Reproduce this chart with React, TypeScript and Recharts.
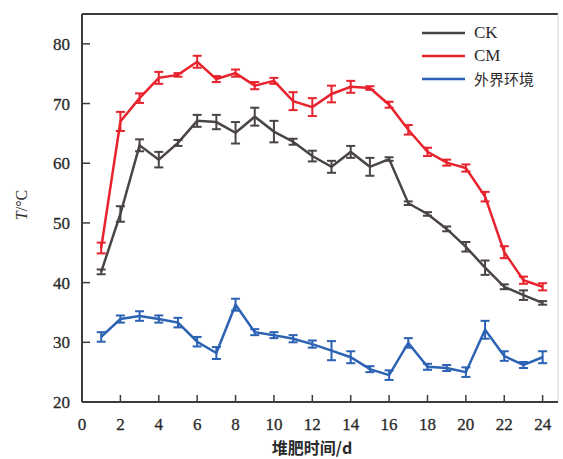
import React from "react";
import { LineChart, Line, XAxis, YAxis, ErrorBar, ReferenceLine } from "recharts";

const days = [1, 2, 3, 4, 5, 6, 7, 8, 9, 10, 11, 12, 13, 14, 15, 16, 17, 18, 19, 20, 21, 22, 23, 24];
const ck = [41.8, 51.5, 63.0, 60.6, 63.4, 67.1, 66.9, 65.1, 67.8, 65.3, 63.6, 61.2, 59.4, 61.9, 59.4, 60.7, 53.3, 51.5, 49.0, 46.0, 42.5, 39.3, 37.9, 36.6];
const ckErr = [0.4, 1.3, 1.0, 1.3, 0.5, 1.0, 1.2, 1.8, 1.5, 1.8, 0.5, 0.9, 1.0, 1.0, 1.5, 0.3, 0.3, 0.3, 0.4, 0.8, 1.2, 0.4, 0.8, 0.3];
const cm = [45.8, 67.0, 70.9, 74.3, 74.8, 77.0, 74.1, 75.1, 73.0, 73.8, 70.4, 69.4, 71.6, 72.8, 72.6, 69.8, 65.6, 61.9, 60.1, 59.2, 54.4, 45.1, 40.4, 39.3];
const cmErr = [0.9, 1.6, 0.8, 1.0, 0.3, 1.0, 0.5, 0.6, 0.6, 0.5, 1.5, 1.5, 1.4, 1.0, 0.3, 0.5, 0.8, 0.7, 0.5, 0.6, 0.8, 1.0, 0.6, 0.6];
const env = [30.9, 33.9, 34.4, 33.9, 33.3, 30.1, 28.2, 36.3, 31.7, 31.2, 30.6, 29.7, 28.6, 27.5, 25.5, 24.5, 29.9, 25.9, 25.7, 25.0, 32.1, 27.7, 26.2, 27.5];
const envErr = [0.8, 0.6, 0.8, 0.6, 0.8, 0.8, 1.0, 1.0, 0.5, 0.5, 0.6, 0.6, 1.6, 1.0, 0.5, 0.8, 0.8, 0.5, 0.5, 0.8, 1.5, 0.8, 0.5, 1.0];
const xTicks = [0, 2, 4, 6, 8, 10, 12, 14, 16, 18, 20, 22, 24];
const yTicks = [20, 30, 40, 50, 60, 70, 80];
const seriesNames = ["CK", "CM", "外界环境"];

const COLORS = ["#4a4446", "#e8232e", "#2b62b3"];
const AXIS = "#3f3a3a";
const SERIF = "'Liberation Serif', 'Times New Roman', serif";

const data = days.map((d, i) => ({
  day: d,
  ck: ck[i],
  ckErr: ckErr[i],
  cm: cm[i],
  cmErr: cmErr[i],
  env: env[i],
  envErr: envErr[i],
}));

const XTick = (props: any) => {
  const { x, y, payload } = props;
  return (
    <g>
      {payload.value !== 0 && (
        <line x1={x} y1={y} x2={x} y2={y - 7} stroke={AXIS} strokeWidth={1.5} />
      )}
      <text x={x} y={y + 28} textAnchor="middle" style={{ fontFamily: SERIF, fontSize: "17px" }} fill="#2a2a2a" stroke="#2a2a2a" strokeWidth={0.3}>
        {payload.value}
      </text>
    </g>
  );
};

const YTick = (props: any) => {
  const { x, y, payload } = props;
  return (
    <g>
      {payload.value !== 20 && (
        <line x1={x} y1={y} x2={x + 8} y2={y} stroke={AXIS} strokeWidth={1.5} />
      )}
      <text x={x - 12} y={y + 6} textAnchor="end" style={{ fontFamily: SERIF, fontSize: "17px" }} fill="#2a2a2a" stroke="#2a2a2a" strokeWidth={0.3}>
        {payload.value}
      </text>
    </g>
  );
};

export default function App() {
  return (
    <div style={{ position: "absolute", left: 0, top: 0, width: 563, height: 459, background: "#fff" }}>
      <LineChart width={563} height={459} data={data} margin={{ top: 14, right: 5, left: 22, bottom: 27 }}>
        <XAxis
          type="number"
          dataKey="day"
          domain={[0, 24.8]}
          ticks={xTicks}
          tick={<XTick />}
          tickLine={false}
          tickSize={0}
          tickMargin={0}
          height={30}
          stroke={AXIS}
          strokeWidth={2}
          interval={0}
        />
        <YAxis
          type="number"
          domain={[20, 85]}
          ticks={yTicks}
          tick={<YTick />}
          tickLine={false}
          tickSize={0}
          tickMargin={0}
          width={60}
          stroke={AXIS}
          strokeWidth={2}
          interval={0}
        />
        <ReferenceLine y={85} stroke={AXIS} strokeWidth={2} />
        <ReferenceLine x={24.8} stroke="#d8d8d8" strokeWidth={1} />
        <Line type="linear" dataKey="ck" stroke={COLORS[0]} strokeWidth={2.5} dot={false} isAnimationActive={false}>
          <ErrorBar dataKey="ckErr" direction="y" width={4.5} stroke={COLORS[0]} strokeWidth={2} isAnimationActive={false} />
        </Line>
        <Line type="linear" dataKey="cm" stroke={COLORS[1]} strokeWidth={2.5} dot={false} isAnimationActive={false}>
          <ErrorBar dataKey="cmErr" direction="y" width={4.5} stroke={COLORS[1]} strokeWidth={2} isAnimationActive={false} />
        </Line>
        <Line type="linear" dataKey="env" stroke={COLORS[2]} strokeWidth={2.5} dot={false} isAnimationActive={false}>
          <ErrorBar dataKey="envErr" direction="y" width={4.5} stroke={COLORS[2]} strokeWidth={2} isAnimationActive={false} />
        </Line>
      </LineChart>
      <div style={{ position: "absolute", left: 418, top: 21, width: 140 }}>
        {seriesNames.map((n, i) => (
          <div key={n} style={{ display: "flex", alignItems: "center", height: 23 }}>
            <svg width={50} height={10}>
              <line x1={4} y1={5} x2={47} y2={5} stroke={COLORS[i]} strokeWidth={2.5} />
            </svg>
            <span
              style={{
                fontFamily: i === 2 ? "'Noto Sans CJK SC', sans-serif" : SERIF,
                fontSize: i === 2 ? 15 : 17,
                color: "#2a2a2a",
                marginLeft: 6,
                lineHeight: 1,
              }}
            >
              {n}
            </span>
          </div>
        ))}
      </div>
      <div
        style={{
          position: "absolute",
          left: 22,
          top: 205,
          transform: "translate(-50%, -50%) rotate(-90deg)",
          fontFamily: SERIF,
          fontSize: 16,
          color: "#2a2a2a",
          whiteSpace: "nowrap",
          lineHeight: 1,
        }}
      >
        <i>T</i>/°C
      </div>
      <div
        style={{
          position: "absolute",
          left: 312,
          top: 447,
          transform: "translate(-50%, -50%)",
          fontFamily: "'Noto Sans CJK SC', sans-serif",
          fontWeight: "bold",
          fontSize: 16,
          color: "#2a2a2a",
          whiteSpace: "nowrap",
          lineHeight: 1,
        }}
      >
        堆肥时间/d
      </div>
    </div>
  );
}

[EXERCISE AIM] Set down the material exactly, every line of it, except for the pictures.

[RESPONSE FOR THIS EXERCISE]
Reproduce this chart with React, TypeScript and Recharts.
import React from "react";
import { LineChart, Line, XAxis, YAxis, ErrorBar, ReferenceLine } from "recharts";

const days = [1, 2, 3, 4, 5, 6, 7, 8, 9, 10, 11, 12, 13, 14, 15, 16, 17, 18, 19, 20, 21, 22, 23, 24];
const ck = [41.8, 51.5, 63.0, 60.6, 63.4, 67.1, 66.9, 65.1, 67.8, 65.3, 63.6, 61.2, 59.4, 61.9, 59.4, 60.7, 53.3, 51.5, 49.0, 46.0, 42.5, 39.3, 37.9, 36.6];
const ckErr = [0.4, 1.3, 1.0, 1.3, 0.5, 1.0, 1.2, 1.8, 1.5, 1.8, 0.5, 0.9, 1.0, 1.0, 1.5, 0.3, 0.3, 0.3, 0.4, 0.8, 1.2, 0.4, 0.8, 0.3];
const cm = [45.8, 67.0, 70.9, 74.3, 74.8, 77.0, 74.1, 75.1, 73.0, 73.8, 70.4, 69.4, 71.6, 72.8, 72.6, 69.8, 65.6, 61.9, 60.1, 59.2, 54.4, 45.1, 40.4, 39.3];
const cmErr = [0.9, 1.6, 0.8, 1.0, 0.3, 1.0, 0.5, 0.6, 0.6, 0.5, 1.5, 1.5, 1.4, 1.0, 0.3, 0.5, 0.8, 0.7, 0.5, 0.6, 0.8, 1.0, 0.6, 0.6];
const env = [30.9, 33.9, 34.4, 33.9, 33.3, 30.1, 28.2, 36.3, 31.7, 31.2, 30.6, 29.7, 28.6, 27.5, 25.5, 24.5, 29.9, 25.9, 25.7, 25.0, 32.1, 27.7, 26.2, 27.5];
const envErr = [0.8, 0.6, 0.8, 0.6, 0.8, 0.8, 1.0, 1.0, 0.5, 0.5, 0.6, 0.6, 1.6, 1.0, 0.5, 0.8, 0.8, 0.5, 0.5, 0.8, 1.5, 0.8, 0.5, 1.0];
const xTicks = [0, 2, 4, 6, 8, 10, 12, 14, 16, 18, 20, 22, 24];
const yTicks = [20, 30, 40, 50, 60, 70, 80];
const seriesNames = ["CK", "CM", "外界环境"];

const COLORS = ["#4a4446", "#e8232e", "#2b62b3"];
const AXIS = "#3f3a3a";
const SERIF = "'Liberation Serif', 'Times New Roman', serif";

const data = days.map((d, i) => ({
  day: d,
  ck: ck[i],
  ckErr: ckErr[i],
  cm: cm[i],
  cmErr: cmErr[i],
  env: env[i],
  envErr: envErr[i],
}));

const XTick = (props: any) => {
  const { x, y, payload } = props;
  return (
    <g>
      {payload.value !== 0 && (
        <line x1={x} y1={y} x2={x} y2={y - 7} stroke={AXIS} strokeWidth={1.5} />
      )}
      <text x={x} y={y + 28} textAnchor="middle" style={{ fontFamily: SERIF, fontSize: "17px" }} fill="#2a2a2a" stroke="#2a2a2a" strokeWidth={0.3}>
        {payload.value}
      </text>
    </g>
  );
};

const YTick = (props: any) => {
  const { x, y, payload } = props;
  return (
    <g>
      {payload.value !== 20 && (
        <line x1={x} y1={y} x2={x + 8} y2={y} stroke={AXIS} strokeWidth={1.5} />
      )}
      <text x={x - 12} y={y + 6} textAnchor="end" style={{ fontFamily: SERIF, fontSize: "17px" }} fill="#2a2a2a" stroke="#2a2a2a" strokeWidth={0.3}>
        {payload.value}
      </text>
    </g>
  );
};

export default function App() {
  return (
    <div style={{ position: "absolute", left: 0, top: 0, width: 563, height: 459, background: "#fff" }}>
      <LineChart width={563} height={459} data={data} margin={{ top: 14, right: 5, left: 22, bottom: 27 }}>
        <XAxis
          type="number"
          dataKey="day"
          domain={[0, 24.8]}
          ticks={xTicks}
          tick={<XTick />}
          tickLine={false}
          tickSize={0}
          tickMargin={0}
          height={30}
          stroke={AXIS}
          strokeWidth={2}
          interval={0}
        />
        <YAxis
          type="number"
          domain={[20, 85]}
          ticks={yTicks}
          tick={<YTick />}
          tickLine={false}
          tickSize={0}
          tickMargin={0}
          width={60}
          stroke={AXIS}
          strokeWidth={2}
          interval={0}
        />
        <ReferenceLine y={85} stroke={AXIS} strokeWidth={2} />
        <ReferenceLine x={24.8} stroke="#d8d8d8" strokeWidth={1} />
        <Line type="linear" dataKey="ck" stroke={COLORS[0]} strokeWidth={2.5} dot={false} isAnimationActive={false}>
          <ErrorBar dataKey="ckErr" direction="y" width={4.5} stroke={COLORS[0]} strokeWidth={2} isAnimationActive={false} />
        </Line>
        <Line type="linear" dataKey="cm" stroke={COLORS[1]} strokeWidth={2.5} dot={false} isAnimationActive={false}>
          <ErrorBar dataKey="cmErr" direction="y" width={4.5} stroke={COLORS[1]} strokeWidth={2} isAnimationActive={false} />
        </Line>
        <Line type="linear" dataKey="env" stroke={COLORS[2]} strokeWidth={2.5} dot={false} isAnimationActive={false}>
          <ErrorBar dataKey="envErr" direction="y" width={4.5} stroke={COLORS[2]} strokeWidth={2} isAnimationActive={false} />
        </Line>
      </LineChart>
      <div style={{ position: "absolute", left: 418, top: 21, width: 140 }}>
        {seriesNames.map((n, i) => (
          <div key={n} style={{ display: "flex", alignItems: "center", height: 23 }}>
            <svg width={50} height={10}>
              <line x1={4} y1={5} x2={47} y2={5} stroke={COLORS[i]} strokeWidth={2.5} />
            </svg>
            <span
              style={{
                fontFamily: i === 2 ? "'Noto Sans CJK SC', sans-serif" : SERIF,
                fontSize: i === 2 ? 15 : 17,
                color: "#2a2a2a",
                marginLeft: 6,
                lineHeight: 1,
              }}
            >
              {n}
            </span>
          </div>
        ))}
      </div>
      <div
        style={{
          position: "absolute",
          left: 22,
          top: 205,
          transform: "translate(-50%, -50%) rotate(-90deg)",
          fontFamily: SERIF,
          fontSize: 16,
          color: "#2a2a2a",
          whiteSpace: "nowrap",
          lineHeight: 1,
        }}
      >
        <i>T</i>/°C
      </div>
      <div
        style={{
          position: "absolute",
          left: 312,
          top: 447,
          transform: "translate(-50%, -50%)",
          fontFamily: "'Noto Sans CJK SC', sans-serif",
          fontWeight: "bold",
          fontSize: 16,
          color: "#2a2a2a",
          whiteSpace: "nowrap",
          lineHeight: 1,
        }}
      >
        堆肥时间/d
      </div>
    </div>
  );
}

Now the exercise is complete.